Elsewhere, Matthew -- who really hasn't done anything of note up to this point -- is giving Daniel a pep talk. Yeah, way to pick your ally, there, Matt. Among other things, it's the most generic pep talk in history. It's all about how people are "jockeying for position" and how there's still "momentum" and Daniel shouldn't worry, but should just play it by ear. I have a feeling Matthew found this speech on a version of Who Moved My Cheese? that's abridged to fit on a sticker for the sun visor on your car. Next up, they start speaking Chinese. No, really. Matthew was born in Hong Kong and speaks Mandarin Cantonese, as does Daniel, so they talk, and of course this creates an instant bond between them. The bond isn't harmed by the fact that Matthew throws in a few English words like "position" and "firm." Given the prominence of those two particular words, it's surprising to note that the talk is strictly G-rated. Okay, the text is G-rated. As for the subtext, you'll have to leave that to be deconstructed at a symposium conducted by the faculty of the University of HoYay!, of which I am not a member. Daniel talks about how much he digs Matthew.

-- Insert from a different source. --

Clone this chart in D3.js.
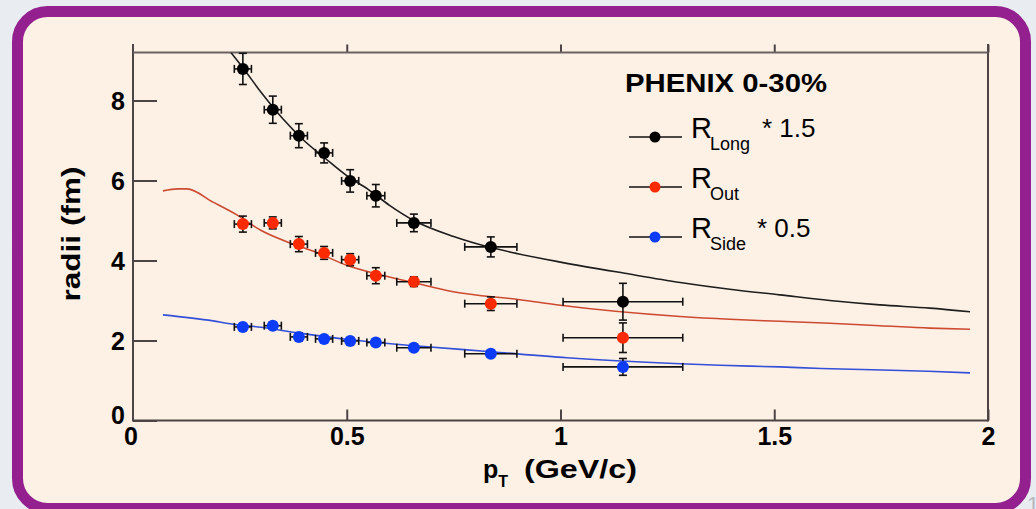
<html>
<head>
<meta charset="utf-8">
<title>PHENIX HBT radii</title>
<style>
  body { margin: 0; background: #e9edf2; }
  svg { display: block; }
  text { font-family: "Liberation Sans", Arial, sans-serif; }
  .tick text { font-weight: bold; font-size: 25px; fill: #000; }
  .tick line { stroke: #4d4545; stroke-width: 2; }
</style>
</head>
<body>
<div id="chart"></div>
<script src="https://d3js.org/d3.v7.min.js"></script>
<script>
// measured points (same pT bins for the three radii)
var ptBins = [0.257, 0.327, 0.388, 0.447, 0.508, 0.568, 0.657, 0.837, 1.146];
var ptErr  = [0.02, 0.02, 0.02, 0.02, 0.02, 0.021, 0.04, 0.061, 0.14];

var rLong    = [8.79, 7.77, 7.12, 6.69, 5.99, 5.62, 4.94, 4.34, 2.97];
var rLongErr = [0.39, 0.34, 0.30, 0.25, 0.28, 0.28, 0.22, 0.25, 0.46];
var rOut     = [4.91, 4.94, 4.41, 4.19, 4.02, 3.62, 3.47, 2.92, 2.07];
var rOutErr  = [0.20, 0.15, 0.19, 0.16, 0.15, 0.20, 0.12, 0.17, 0.37];
var rSide    = [2.34, 2.37, 2.09, 2.04, 1.99, 1.95, 1.82, 1.67, 1.34];
var rSideErr = [0.08, 0.08, 0.10, 0.08, 0.08, 0.08, 0.08, 0.08, 0.21];

// model curves
var longFitX = [0.229, 0.257, 0.3, 0.35, 0.4, 0.45, 0.5, 0.55, 0.6, 0.657, 0.75, 0.835, 0.9, 1.0, 1.15, 1.28, 1.396, 1.513, 1.63, 1.747, 1.864, 1.958];
var longFitY = [9.2, 8.82, 8.2, 7.55, 7.0, 6.55, 6.12, 5.78, 5.38, 5.0, 4.6, 4.33, 4.17, 3.96, 3.68, 3.45, 3.28, 3.14, 3.0, 2.89, 2.81, 2.72];
var outFitX  = [0.07, 0.105, 0.126, 0.187, 0.243, 0.3, 0.367, 0.43, 0.5, 0.571, 0.655, 0.749, 0.905, 1.0, 1.28, 1.396, 1.513, 1.63, 1.747, 1.864, 1.958];
var outFitY  = [5.74, 5.79, 5.79, 5.46, 5.14, 4.75, 4.44, 4.2, 3.88, 3.66, 3.45, 3.22, 3.02, 2.88, 2.6, 2.53, 2.48, 2.43, 2.37, 2.31, 2.28];
var sideFitX = [0.07, 0.187, 0.227, 0.3, 0.386, 0.508, 0.657, 0.837, 1.015, 1.28, 1.373, 1.513, 1.61, 1.73, 1.86, 1.958];
var sideFitY = [2.64, 2.49, 2.42, 2.33, 2.19, 2.02, 1.87, 1.72, 1.57, 1.42, 1.38, 1.34, 1.30, 1.27, 1.23, 1.19];

var seriesNames = ["Long", "Out", "Side"];
var seriesScale = ["* 1.5", "", "* 0.5"];
var markerColors = ["#000000", "#fb2a00", "#0c3cf7"];
var curveColors  = ["#1e1e1e", "#cc4a30", "#3350d8"];

var xTicks = [0, 0.5, 1, 1.5, 2];
var yTicks = [0, 2, 4, 6, 8];

var width = 1036, height = 509;
var plotL = 133, plotR = 988, plotT = 52.5, plotB = 420.5;

var svg = d3.select("#chart").append("svg")
    .attr("width", width)
    .attr("height", height);

// slide frame
svg.append("rect")
    .attr("width", width).attr("height", height)
    .attr("fill", "#e9edf2");

svg.append("text")
    .attr("x", 1027).attr("y", 512)
    .attr("fill", "#b4b8bd")
    .style("font-size", "22px")
    .text("1");

svg.append("rect")
    .attr("x", 17.5).attr("y", 11.5)
    .attr("width", 1008).attr("height", 497)
    .attr("rx", 30).attr("ry", 30)
    .attr("fill", "#fdf0e5")
    .attr("stroke", "#93208e")
    .attr("stroke-width", 11);

var x = d3.scaleLinear().domain([0, 2]).range([plotL, plotR]);
var y = d3.scaleLinear().domain([0, 9.2]).range([plotB, plotT]);

// axes
svg.append("g")
    .attr("transform", "translate(" + plotL + ",0)")
    .call(d3.axisLeft(y).tickValues(yTicks).tickSize(-24).tickPadding(8).tickFormat(d3.format("")))
    .call(function(g){ g.select(".domain").remove(); })
    .selectAll(".tick text").attr("dy", function(d){ return d === 0 ? "0.1em" : "0.36em"; });

svg.append("g")
    .attr("transform", "translate(0," + plotB + ")")
    .call(d3.axisBottom(x).tickValues(xTicks).tickSize(-11).tickPadding(7).tickFormat(d3.format("")))
    .call(function(g){
        g.select(".domain").remove();
        g.select(".tick line").remove();
        g.select(".tick text").attr("dx", "-0.1em");
    });

svg.append("g")
    .attr("transform", "translate(0," + plotT + ")")
    .call(d3.axisTop(x).tickValues(xTicks.slice(1)).tickSize(8).tickFormat(""))
    .call(function(g){ g.select(".domain").remove(); });

var frame = svg.append("g").attr("stroke", "#4d4545").attr("stroke-width", 2);
frame.append("line").attr("x1", plotL).attr("x2", plotL).attr("y1", 44).attr("y2", plotB + 1);
frame.append("line").attr("x1", plotR).attr("x2", plotR).attr("y1", 44).attr("y2", plotB + 1);
frame.append("line").attr("x1", plotL).attr("x2", plotR).attr("y1", plotB).attr("y2", plotB);
frame.append("line").attr("x1", plotL).attr("x2", plotR).attr("y1", plotT).attr("y2", plotT)
    .attr("stroke", "#6a6262");

// axis titles
svg.append("text")
    .attr("transform", "translate(80,234) rotate(-90)")
    .attr("text-anchor", "middle")
    .attr("textLength", 135)
    .attr("lengthAdjust", "spacingAndGlyphs")
    .style("font-size", "25px").style("font-weight", "bold")
    .text("radii (fm)");

var xt = svg.append("text")
    .attr("x", 483).attr("y", 478)
    .style("font-size", "25px").style("font-weight", "bold");
xt.append("tspan").text("p");
xt.append("tspan").attr("dy", 9).style("font-size", "16px").text("T");
svg.append("text")
    .attr("x", 524).attr("y", 478)
    .attr("textLength", 113)
    .attr("lengthAdjust", "spacingAndGlyphs")
    .style("font-size", "25px").style("font-weight", "bold")
    .text("(GeV/c)");

// fit curves
svg.append("clipPath").attr("id", "plot-clip")
  .append("rect")
    .attr("x", plotL).attr("y", plotT)
    .attr("width", plotR - plotL).attr("height", plotB - plotT);

var line = d3.line()
    .x(function(d){ return x(d[0]); })
    .y(function(d){ return y(d[1]); })
    .curve(d3.curveMonotoneX);

var fits = [d3.zip(longFitX, longFitY), d3.zip(outFitX, outFitY), d3.zip(sideFitX, sideFitY)];

svg.append("g").attr("clip-path", "url(#plot-clip)")
  .selectAll("path")
  .data(fits)
  .enter().append("path")
    .attr("d", line)
    .attr("fill", "none")
    .attr("stroke", function(d, i){ return curveColors[i]; })
    .attr("stroke-width", 1.6);

// data points with error bars
var series = [[rLong, rLongErr], [rOut, rOutErr], [rSide, rSideErr]];
var cap = 4;

series.forEach(function(s, si){
    var g = svg.append("g");
    var pts = ptBins.map(function(px, i){
        return { x: px, xe: ptErr[i], y: s[0][i], ye: s[1][i] };
    });

    var bars = g.selectAll(".err")
        .data(pts)
        .enter().append("g")
        .attr("stroke", "#111")
        .attr("stroke-width", 1.6);

    bars.append("line")
        .attr("x1", function(d){ return x(d.x - d.xe); })
        .attr("x2", function(d){ return x(d.x + d.xe); })
        .attr("y1", function(d){ return y(d.y); })
        .attr("y2", function(d){ return y(d.y); });
    bars.append("line")
        .attr("x1", function(d){ return x(d.x); })
        .attr("x2", function(d){ return x(d.x); })
        .attr("y1", function(d){ return y(d.y - d.ye); })
        .attr("y2", function(d){ return y(d.y + d.ye); });
    [-1, 1].forEach(function(sgn){
        bars.append("line")
            .attr("x1", function(d){ return x(d.x + sgn * d.xe); })
            .attr("x2", function(d){ return x(d.x + sgn * d.xe); })
            .attr("y1", function(d){ return y(d.y) - cap; })
            .attr("y2", function(d){ return y(d.y) + cap; });
        bars.append("line")
            .attr("x1", function(d){ return x(d.x) - cap; })
            .attr("x2", function(d){ return x(d.x) + cap; })
            .attr("y1", function(d){ return y(d.y + sgn * d.ye); })
            .attr("y2", function(d){ return y(d.y + sgn * d.ye); });
    });

    g.selectAll("circle")
        .data(pts)
        .enter().append("circle")
        .attr("cx", function(d){ return x(d.x); })
        .attr("cy", function(d){ return y(d.y); })
        .attr("r", 6)
        .attr("fill", markerColors[si]);
});

// legend
svg.append("text")
    .attr("x", 625).attr("y", 92)
    .attr("textLength", 202)
    .attr("lengthAdjust", "spacingAndGlyphs")
    .style("font-size", "26px").style("font-weight", "bold")
    .text("PHENIX 0-30%");

var legendRows = [137, 187, 237];

var legend = svg.append("g")
    .selectAll("g")
    .data(seriesNames)
    .enter().append("g")
    .attr("transform", function(d, i){ return "translate(0," + legendRows[i] + ")"; });

legend.append("line")
    .attr("x1", 629).attr("x2", 682)
    .attr("stroke", "#111").attr("stroke-width", 1.5);
legend.append("circle")
    .attr("cx", 655).attr("r", 5.5)
    .attr("fill", function(d, i){ return markerColors[i]; });

var lt = legend.append("text")
    .attr("x", 691).attr("y", 1)
    .style("font-size", "29px");
lt.append("tspan").text("R");
lt.append("tspan").attr("dx", -2).attr("dy", 12).style("font-size", "18px").text(function(d){ return d; });

legend.append("text")
    .attr("x", function(d, i){ return i === 0 ? 762 : 757; })
    .attr("y", 0)
    .style("font-size", "26px")
    .attr("xml:space", "preserve")
    .text(function(d, i){ return seriesScale[i]; });
</script>
</body>
</html>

And now, birds of death loom over the proceedings. Well, they might just be birds of flapping and fish-eating, but that isn't nearly so filled with portent. And I prefer to maximize the portent.
Over at Jaburu, the place is a mess. There are so many insects buzzing around that it looks like what always happens right after my Sims have lunch. It's not easy to make this much of a mess when you have practically no stuff to speak of, so the tribe is to be congratulated for its ingenuity, I guess. Jeanne notes in an interview -- somewhat redundantly in the face of the bugs and rotting food -- that hygiene-wise, they're definitely not cutting it right now. Among other things, failure to thoroughly clean out last night's dinner pot has led to a nasty infestation of wasps this morning. Shawna claims to be allergic to bees and tries to trap them in the pot with the lid, but because the lid doesn't close tight, the wasps immediately swarm out. Since Shawna doesn't get stung, puff up like a balloon, and die of anaphylactic shock, that's kind of funny. Elsewhere in the world of many-legged critters, Deena finishes off an invading tarantula. Jenna wonders aloud why the insects are so interested in their food. I'm sorry, is she serious? Why do they want food? They want food so they can live, you moron. Hasn't she ever been to a picnic? Worst of all (it seems to me), they've somehow let the mantioc flour grow mold, so they have to throw a bunch of it away. It makes me wonder if somebody didn't close the barrel and it got rained on at some point, because I don't think dry flour would grow that much mold in this period of time.